- Born: October 20, 1957 (age 68)
- Education: University of Iowa (Doctor of Philosophy, Clinical Psychology, 1982) University of Notre Dame (Bachelor of Arts, Psychology, 1979)

= Daniel Tranel =

American neurologist (born 1957)

Daniel T. Tranel (born October 20, 1957) is an American professor of neurology, psychological and brain sciences, and clinical neuropsychologist at the University of Iowa. He has been recognized as a fellow of the American Association for the Advancement of Science. While a graduate student at the University of Iowa, he helped establish the Iowa Neurological Patient Registry, which he currently directs. The Iowa Neurological Patient Registry includes cases of unique brain injuries, such as Patient S.M. and Patient E.V.R. Tranel also directs the Interdisciplinary Graduate Program in Neuroscience at the University of Iowa. He serves as editor-in-chief of the Journal of Clinical and Experimental Neuropsychology and is a contributing author to the 5th edition of Neuropsychological Assessment, a classic textbook in neuropsychology used by most neuropsychologists.

Tranel researches brain-behavior relationships in humans. He uses the lesion method, neuropsychological testing, and functional imaging (including PET and fMRI) to study topics such as retrieval of knowledge and words, emotion, decision-making, fact-processing, nonconscious processing, memory, and psychophysiology. Tranel has authored over 600 research papers and been cited more than 80,000 times. His discoveries include determining that nouns and verbs are stored in separate parts of the brain and that patients with prosopagnosia have physical responses to familiar faces despite lack of conscious recognition.

Tranel rejected the graduate school application of Aurora theater gunman James Holmes.

On September 24, 2024 Tranel will be awarded the Daryl and Nancy Granner Distinguished Mentor Award by the University of Iowa Carver College of Medicine.
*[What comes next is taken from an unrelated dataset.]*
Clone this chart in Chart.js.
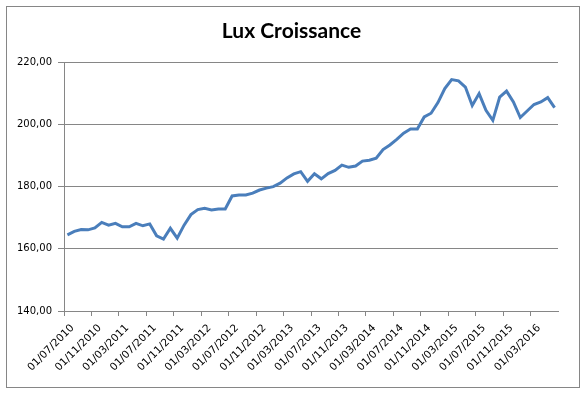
<!DOCTYPE html>
<html>
<head>
<meta charset="utf-8">
<script src="https://cdn.jsdelivr.net/npm/chart.js@4"></script>
<style>
  html, body { margin: 0; padding: 0; background: #fff; }
  #wrap { position: relative; width: 585px; height: 398px; }
  #frame { position: absolute; left: 6px; top: 6px; width: 572px; height: 380px; border: 1px solid #868686; pointer-events: none; }
</style>
</head>
<body>
<div id="wrap">
  <canvas id="luxChart" width="585" height="398"></canvas>
  <div id="frame"></div>
</div>
<script>
const chartTitle = 'Lux Croissance';

const months = [
  '01/07/2010', '01/08/2010', '01/09/2010', '01/10/2010', '01/11/2010', '01/12/2010',
  '01/01/2011', '01/02/2011', '01/03/2011', '01/04/2011', '01/05/2011', '01/06/2011',
  '01/07/2011', '01/08/2011', '01/09/2011', '01/10/2011', '01/11/2011', '01/12/2011',
  '01/01/2012', '01/02/2012', '01/03/2012', '01/04/2012', '01/05/2012', '01/06/2012',
  '01/07/2012', '01/08/2012', '01/09/2012', '01/10/2012', '01/11/2012', '01/12/2012',
  '01/01/2013', '01/02/2013', '01/03/2013', '01/04/2013', '01/05/2013', '01/06/2013',
  '01/07/2013', '01/08/2013', '01/09/2013', '01/10/2013', '01/11/2013', '01/12/2013',
  '01/01/2014', '01/02/2014', '01/03/2014', '01/04/2014', '01/05/2014', '01/06/2014',
  '01/07/2014', '01/08/2014', '01/09/2014', '01/10/2014', '01/11/2014', '01/12/2014',
  '01/01/2015', '01/02/2015', '01/03/2015', '01/04/2015', '01/05/2015', '01/06/2015',
  '01/07/2015', '01/08/2015', '01/09/2015', '01/10/2015', '01/11/2015', '01/12/2015',
  '01/01/2016', '01/02/2016', '01/03/2016', '01/04/2016', '01/05/2016', '01/06/2016'
];

const navValues = [
  164.5, 165.6, 166.2, 166.1, 166.7, 168.5,
  167.6, 168.2, 167.1, 167.1, 168.2, 167.4,
  168.0, 164.2, 163.1, 166.6, 163.4, 167.6,
  171.0, 172.6, 173.0, 172.5, 172.8, 172.8,
  177.0, 177.3, 177.3, 177.9, 178.9, 179.5,
  180.0, 181.1, 182.8, 184.1, 184.8, 181.7,
  184.1, 182.5, 184.2, 185.2, 186.9, 186.2,
  186.6, 188.2, 188.5, 189.1, 191.9, 193.4,
  195.2, 197.2, 198.5, 198.5, 202.4, 203.6,
  207.0, 211.5, 214.4, 214.0, 212.0, 206.1,
  209.9, 204.5, 201.3, 208.8, 210.7, 207.2,
  202.2, 204.3, 206.4, 207.2, 208.6, 205.4
];

const yTicks = [140, 160, 180, 200, 220];
const labelEvery = 4;

const ctx = document.getElementById('luxChart').getContext('2d');

new Chart(ctx, {
  type: 'line',
  data: {
    labels: months,
    datasets: [{
      label: chartTitle,
      data: navValues,
      borderColor: '#4a7ebb',
      borderWidth: 3,
      pointRadius: 0,
      tension: 0,
      fill: false
    }]
  },
  options: {
    responsive: false,
    animation: false,
    layout: {
      padding: { left: 0, right: 2, top: 0, bottom: 10 }
    },
    plugins: {
      legend: { display: false },
      tooltip: { enabled: false },
      title: {
        display: true,
        text: chartTitle,
        color: '#000',
        font: { family: 'Lato', size: 21, weight: 'bold', lineHeight: 1.2 },
        padding: { top: 19, bottom: 18 }
      }
    },
    scales: {
      x: {
        offset: true,
        grid: {
          offset: true,
          drawOnChartArea: false,
          drawTicks: true,
          tickLength: 5,
          color: ctx => (ctx.index % labelEvery === 0 ? '#868686' : 'rgba(0,0,0,0)')
        },
        border: { display: true, color: '#868686', width: 1 },
        ticks: {
          autoSkip: false,
          maxRotation: 45,
          minRotation: 45,
          padding: 6,
          labelOffset: 5,
          color: '#000',
          font: { family: 'DejaVu Sans', size: 10.5 },
          callback: function (value, index) {
            return index % labelEvery === 0 ? this.getLabelForValue(value) : '';
          }
        },
        afterFit: scale => { scale.height = 77; }
      },
      y: {
        min: yTicks[0],
        max: yTicks[yTicks.length - 1],
        afterBuildTicks: scale => { scale.ticks = yTicks.map(v => ({ value: v })); },
        grid: {
          color: '#868686',
          tickLength: 6,
          drawTicks: true
        },
        border: { display: true, color: '#868686', width: 1 },
        ticks: {
          padding: 6,
          color: '#000',
          font: { family: 'DejaVu Sans', size: 10 },
          callback: v => v.toFixed(2).replace('.', ',')
        },
        afterFit: scale => { scale.width = 64; }
      },
      yRight: {
        position: 'right',
        display: true,
        grid: { display: false, drawTicks: false },
        border: { display: false },
        ticks: { display: false },
        afterFit: scale => { scale.width = 25; }
      }
    }
  }
});
</script>
</body>
</html>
The announcement for his Distinguished Mentor Celebration states, "He has an outstanding record of selflessly mentoring students, post-doctoral trainees, and faculty.  He is an exceptional mentor whose mentees have gone on to distinguished careers of their own. He is also nationally and internationally recognized for his pioneering research in neuropsychology." He has considerable influence over students' education and training as he holds positions of Associate Dean of Graduate and Postdoctoral Studies and Senior Director of Clinical Neuropsychology Fellowship. As well as professorships in the Neurology, as well as Psychological and Brain Sciences. Tranel is also a co-director of the iDREAM post-baccalaureate program in Neuroscience at University of Iowa.